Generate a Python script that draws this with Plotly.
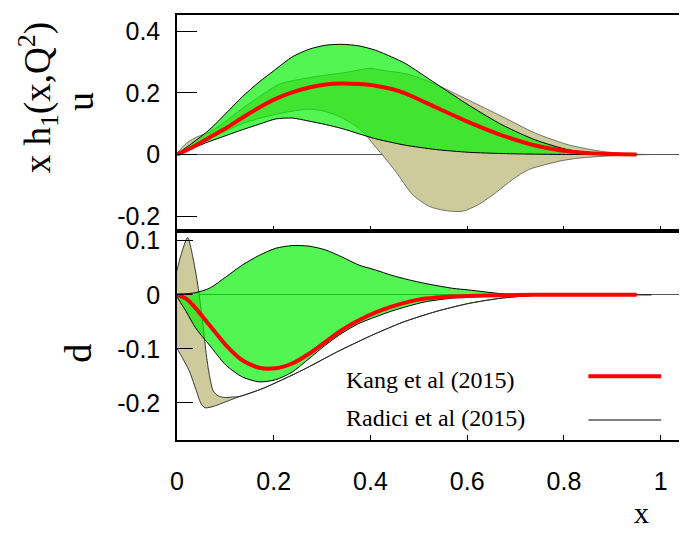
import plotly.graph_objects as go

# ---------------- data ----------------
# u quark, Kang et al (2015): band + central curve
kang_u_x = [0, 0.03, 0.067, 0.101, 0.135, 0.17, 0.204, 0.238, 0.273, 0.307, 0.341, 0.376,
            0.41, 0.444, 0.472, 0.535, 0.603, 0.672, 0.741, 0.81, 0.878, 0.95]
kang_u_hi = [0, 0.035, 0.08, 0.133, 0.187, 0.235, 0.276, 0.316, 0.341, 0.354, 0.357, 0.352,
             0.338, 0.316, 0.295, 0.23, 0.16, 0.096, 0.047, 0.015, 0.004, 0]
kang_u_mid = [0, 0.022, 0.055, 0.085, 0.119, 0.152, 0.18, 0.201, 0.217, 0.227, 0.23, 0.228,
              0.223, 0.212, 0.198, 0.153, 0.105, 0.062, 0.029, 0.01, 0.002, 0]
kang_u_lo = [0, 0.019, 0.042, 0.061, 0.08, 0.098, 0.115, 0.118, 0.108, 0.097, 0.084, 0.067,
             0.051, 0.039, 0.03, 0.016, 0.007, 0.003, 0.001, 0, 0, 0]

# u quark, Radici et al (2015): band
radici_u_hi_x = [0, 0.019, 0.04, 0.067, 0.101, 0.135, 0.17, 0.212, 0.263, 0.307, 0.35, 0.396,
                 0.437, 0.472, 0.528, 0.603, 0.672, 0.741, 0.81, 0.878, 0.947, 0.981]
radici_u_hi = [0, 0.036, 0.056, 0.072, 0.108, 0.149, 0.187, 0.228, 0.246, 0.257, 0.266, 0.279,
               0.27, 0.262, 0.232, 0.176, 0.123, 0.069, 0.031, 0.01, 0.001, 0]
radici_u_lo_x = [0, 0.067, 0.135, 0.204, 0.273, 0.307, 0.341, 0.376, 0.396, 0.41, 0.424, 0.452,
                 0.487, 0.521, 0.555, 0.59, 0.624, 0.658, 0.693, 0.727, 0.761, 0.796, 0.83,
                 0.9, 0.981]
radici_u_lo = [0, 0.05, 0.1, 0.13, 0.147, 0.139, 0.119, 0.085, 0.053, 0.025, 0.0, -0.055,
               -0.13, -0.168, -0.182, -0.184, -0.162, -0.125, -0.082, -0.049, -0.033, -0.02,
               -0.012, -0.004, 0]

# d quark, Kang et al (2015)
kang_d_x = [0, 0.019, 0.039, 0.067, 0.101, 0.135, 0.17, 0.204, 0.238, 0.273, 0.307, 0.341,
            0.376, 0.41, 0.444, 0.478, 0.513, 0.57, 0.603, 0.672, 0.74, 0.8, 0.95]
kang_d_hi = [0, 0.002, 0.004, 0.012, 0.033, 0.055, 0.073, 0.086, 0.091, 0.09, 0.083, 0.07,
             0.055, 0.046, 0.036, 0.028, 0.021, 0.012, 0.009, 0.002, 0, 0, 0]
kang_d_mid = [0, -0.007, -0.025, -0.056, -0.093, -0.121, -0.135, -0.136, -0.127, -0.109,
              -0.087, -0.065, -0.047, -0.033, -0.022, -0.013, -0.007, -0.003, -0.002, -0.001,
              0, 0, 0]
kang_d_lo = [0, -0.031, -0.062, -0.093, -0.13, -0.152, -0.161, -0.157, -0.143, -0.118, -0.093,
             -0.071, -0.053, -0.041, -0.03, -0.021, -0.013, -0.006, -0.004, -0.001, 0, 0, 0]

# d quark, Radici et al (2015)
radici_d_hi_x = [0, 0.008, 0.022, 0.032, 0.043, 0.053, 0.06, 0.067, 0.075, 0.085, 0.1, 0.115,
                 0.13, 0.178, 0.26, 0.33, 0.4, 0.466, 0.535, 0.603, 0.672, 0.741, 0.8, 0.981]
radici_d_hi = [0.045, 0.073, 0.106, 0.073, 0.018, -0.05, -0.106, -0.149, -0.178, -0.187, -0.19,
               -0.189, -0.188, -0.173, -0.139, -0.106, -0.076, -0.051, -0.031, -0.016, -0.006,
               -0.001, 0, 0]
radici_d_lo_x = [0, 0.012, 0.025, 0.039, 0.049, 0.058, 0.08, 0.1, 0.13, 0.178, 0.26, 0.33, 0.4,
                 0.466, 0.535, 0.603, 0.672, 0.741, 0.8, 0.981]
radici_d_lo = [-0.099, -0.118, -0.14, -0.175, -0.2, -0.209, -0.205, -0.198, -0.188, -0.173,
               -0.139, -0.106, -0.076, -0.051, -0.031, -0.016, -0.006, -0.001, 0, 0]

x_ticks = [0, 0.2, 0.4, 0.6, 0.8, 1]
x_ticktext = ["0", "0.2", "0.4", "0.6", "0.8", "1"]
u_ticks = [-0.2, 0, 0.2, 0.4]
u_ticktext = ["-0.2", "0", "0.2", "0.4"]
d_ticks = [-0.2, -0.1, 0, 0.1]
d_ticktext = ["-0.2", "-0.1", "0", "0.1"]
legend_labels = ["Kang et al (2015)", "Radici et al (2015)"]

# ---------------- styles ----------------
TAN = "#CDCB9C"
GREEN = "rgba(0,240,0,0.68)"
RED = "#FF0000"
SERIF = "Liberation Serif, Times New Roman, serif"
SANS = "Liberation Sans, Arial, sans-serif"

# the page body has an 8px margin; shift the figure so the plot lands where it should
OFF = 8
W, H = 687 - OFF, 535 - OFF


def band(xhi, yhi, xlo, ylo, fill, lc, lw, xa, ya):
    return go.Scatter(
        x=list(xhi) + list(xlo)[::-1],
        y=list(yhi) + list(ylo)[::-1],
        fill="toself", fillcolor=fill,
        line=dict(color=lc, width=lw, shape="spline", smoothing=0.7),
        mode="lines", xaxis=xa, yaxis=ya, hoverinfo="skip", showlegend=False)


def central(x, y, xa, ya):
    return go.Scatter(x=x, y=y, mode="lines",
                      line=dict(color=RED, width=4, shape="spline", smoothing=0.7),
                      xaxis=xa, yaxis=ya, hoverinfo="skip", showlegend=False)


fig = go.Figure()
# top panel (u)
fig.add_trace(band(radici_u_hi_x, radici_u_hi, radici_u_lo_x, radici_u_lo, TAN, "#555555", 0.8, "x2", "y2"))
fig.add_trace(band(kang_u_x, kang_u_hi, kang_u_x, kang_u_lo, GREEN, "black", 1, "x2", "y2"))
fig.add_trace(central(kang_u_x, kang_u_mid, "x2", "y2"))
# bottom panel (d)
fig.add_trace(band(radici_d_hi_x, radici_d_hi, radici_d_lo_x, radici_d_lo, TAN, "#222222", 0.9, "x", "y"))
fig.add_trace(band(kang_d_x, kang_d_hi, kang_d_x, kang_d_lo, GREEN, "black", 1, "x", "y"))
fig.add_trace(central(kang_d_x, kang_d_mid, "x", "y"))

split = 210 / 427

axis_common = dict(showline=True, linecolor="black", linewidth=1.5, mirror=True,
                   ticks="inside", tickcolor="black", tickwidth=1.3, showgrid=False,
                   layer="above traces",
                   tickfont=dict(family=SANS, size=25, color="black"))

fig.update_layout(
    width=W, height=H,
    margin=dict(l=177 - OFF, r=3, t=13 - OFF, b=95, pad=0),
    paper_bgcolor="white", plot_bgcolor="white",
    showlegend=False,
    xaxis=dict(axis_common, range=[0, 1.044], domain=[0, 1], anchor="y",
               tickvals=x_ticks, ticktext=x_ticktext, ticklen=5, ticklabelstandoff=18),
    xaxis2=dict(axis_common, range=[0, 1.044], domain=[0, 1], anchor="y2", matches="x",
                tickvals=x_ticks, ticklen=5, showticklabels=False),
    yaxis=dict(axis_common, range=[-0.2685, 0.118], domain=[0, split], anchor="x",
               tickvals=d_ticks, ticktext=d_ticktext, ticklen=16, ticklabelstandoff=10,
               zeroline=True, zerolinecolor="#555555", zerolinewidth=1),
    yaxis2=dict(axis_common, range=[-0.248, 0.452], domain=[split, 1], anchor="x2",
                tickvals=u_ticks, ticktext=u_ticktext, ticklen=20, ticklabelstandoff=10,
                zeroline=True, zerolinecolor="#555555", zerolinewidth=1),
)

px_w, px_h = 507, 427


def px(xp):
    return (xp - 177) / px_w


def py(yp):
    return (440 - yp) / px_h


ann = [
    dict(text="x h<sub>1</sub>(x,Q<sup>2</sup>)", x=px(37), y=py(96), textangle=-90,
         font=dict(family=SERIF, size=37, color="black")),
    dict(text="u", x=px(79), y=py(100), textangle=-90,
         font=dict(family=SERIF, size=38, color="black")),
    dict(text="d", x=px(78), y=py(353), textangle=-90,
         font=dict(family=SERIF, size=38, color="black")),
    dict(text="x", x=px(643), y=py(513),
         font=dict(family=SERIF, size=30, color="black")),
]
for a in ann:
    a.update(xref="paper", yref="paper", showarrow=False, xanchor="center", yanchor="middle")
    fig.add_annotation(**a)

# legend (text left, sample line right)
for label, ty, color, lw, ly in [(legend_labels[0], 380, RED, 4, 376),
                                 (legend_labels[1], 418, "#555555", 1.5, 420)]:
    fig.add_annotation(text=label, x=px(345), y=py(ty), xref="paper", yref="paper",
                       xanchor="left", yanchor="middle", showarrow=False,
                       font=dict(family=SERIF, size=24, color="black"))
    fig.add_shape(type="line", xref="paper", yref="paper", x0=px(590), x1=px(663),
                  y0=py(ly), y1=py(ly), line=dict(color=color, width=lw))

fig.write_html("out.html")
* * *
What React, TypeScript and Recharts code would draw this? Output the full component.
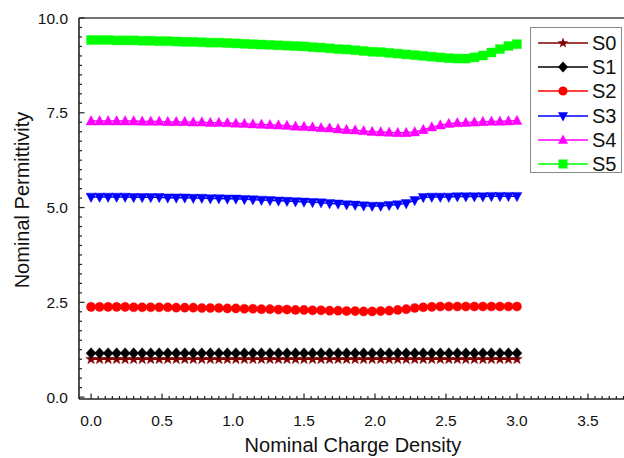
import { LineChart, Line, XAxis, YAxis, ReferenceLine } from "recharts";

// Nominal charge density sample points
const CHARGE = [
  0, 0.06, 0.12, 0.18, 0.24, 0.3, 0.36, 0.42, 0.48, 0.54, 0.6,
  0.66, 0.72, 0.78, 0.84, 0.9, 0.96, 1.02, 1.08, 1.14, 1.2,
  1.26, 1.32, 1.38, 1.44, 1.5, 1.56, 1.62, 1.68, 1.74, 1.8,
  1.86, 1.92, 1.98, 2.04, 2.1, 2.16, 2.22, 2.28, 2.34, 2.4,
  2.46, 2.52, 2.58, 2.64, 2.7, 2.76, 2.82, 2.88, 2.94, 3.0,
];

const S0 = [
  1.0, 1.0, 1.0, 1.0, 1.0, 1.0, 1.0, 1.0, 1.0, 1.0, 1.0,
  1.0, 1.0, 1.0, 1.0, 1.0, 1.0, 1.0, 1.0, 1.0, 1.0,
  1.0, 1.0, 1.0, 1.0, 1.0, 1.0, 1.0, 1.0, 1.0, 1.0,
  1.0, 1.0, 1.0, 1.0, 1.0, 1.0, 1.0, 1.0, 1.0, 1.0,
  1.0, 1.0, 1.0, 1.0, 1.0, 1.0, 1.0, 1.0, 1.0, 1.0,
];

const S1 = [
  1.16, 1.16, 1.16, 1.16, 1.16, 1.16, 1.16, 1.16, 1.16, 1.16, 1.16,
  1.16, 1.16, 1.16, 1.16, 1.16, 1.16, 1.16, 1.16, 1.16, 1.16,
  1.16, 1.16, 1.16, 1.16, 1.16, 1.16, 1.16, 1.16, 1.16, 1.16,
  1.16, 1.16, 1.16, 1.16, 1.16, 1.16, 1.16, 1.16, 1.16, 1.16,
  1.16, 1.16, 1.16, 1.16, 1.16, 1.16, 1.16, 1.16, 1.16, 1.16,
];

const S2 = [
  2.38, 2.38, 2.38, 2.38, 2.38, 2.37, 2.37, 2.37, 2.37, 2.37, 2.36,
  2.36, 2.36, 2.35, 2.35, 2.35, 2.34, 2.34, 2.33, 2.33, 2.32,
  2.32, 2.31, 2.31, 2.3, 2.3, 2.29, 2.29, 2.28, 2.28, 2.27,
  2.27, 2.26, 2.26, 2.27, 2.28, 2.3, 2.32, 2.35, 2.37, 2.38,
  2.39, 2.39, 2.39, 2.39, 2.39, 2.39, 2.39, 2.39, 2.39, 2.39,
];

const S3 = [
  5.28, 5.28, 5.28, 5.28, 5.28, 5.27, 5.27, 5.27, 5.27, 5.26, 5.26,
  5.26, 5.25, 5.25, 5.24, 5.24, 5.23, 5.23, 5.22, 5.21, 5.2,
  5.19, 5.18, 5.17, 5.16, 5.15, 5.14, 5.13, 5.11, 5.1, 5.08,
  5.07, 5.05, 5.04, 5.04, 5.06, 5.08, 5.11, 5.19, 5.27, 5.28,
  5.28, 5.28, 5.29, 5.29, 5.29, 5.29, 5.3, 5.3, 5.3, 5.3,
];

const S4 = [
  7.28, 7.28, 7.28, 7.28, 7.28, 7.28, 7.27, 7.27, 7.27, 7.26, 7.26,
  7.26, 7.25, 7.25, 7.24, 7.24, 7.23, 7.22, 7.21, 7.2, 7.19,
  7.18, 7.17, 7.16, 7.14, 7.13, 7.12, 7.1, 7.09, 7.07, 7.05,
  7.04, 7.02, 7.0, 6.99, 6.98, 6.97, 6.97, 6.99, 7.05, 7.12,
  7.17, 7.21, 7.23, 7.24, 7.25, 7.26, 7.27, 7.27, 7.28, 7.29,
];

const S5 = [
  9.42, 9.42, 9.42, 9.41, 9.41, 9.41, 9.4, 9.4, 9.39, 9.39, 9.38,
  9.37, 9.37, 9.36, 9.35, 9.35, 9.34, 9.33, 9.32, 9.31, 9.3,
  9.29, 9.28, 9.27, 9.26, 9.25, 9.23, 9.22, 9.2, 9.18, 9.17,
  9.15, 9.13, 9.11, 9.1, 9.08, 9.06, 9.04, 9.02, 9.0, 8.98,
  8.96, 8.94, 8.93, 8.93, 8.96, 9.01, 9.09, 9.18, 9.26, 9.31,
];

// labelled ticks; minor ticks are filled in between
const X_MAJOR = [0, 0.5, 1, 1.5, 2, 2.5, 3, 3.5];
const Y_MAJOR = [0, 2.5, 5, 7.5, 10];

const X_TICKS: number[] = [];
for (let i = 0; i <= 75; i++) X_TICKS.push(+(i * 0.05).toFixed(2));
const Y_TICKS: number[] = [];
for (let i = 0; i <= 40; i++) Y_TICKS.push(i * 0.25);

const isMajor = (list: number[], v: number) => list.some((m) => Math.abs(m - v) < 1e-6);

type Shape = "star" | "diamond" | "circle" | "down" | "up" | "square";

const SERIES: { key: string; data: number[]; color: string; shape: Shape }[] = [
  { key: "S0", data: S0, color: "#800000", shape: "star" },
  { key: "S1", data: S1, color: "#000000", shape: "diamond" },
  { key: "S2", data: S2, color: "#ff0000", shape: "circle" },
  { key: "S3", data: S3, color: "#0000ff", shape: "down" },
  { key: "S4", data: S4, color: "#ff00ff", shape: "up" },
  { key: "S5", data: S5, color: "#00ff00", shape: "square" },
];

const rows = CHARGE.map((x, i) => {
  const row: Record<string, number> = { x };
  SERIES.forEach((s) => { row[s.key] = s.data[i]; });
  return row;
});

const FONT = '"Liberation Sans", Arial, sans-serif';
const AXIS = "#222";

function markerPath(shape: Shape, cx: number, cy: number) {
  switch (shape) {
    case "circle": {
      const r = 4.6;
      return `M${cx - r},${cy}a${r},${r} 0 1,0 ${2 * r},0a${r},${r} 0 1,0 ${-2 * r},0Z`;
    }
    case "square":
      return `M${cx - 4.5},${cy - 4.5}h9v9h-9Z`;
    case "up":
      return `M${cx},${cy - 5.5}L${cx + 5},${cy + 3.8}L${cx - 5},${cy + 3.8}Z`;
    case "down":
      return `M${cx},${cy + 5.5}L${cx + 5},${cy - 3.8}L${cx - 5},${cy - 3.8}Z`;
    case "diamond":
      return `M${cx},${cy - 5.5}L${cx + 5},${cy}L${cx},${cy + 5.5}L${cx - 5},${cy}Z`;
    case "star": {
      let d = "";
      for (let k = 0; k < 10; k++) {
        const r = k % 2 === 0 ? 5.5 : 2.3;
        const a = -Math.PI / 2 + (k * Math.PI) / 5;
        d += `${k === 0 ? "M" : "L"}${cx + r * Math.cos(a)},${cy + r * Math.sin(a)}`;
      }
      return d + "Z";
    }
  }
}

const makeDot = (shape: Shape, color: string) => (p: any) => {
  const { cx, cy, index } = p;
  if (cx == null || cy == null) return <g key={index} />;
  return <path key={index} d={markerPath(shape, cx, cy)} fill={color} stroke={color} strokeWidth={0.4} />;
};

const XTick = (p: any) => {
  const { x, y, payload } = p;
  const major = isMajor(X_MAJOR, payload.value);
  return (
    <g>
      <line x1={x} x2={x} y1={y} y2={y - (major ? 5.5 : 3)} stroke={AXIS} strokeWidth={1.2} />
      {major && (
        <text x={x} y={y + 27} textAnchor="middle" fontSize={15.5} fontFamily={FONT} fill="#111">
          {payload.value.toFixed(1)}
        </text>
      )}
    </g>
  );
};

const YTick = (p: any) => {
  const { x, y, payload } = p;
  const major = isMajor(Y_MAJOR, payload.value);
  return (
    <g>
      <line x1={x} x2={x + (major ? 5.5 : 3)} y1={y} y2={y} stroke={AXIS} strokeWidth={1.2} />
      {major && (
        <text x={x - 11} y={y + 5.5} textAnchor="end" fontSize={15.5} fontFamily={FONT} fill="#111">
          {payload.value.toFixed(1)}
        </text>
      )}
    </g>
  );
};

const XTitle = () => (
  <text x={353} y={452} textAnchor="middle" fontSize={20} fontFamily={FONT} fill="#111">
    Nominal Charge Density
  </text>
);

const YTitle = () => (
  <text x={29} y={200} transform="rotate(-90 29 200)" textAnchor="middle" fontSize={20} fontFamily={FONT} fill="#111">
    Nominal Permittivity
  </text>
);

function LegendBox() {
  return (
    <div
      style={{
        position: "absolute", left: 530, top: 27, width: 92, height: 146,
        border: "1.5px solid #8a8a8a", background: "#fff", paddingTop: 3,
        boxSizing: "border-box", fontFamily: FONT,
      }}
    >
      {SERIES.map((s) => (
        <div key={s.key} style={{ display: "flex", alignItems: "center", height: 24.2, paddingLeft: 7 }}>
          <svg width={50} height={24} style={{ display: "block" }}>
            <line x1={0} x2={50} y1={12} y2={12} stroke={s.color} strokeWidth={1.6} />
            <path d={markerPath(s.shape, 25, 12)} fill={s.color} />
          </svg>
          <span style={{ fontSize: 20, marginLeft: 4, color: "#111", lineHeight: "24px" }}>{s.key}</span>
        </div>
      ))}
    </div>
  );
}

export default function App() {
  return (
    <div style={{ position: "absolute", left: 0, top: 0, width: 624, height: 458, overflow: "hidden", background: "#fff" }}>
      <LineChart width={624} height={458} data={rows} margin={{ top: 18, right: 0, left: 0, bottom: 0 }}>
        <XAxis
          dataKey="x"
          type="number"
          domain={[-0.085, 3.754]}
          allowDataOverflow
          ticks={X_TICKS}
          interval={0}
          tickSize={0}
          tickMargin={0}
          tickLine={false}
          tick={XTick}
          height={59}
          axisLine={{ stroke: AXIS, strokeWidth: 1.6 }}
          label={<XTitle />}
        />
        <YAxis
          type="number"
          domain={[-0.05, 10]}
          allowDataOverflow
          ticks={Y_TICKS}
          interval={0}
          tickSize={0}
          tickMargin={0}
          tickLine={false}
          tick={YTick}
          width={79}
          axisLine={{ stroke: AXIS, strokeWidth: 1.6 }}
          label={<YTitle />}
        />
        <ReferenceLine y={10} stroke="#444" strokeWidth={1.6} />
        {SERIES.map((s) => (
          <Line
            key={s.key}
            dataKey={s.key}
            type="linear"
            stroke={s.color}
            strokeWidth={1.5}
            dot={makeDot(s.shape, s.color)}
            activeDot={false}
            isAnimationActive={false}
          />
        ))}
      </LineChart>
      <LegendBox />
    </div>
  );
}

▶ _Written exercise_
Leaving out all pictures, set down exactly the lines of the material above, from the line with "Generate a Python" to the line with "import plotly.graph_objects as go" inclusive, and no others.

▶ _Finished task_
Generate a Python script that draws this with Plotly.
import plotly.graph_objects as go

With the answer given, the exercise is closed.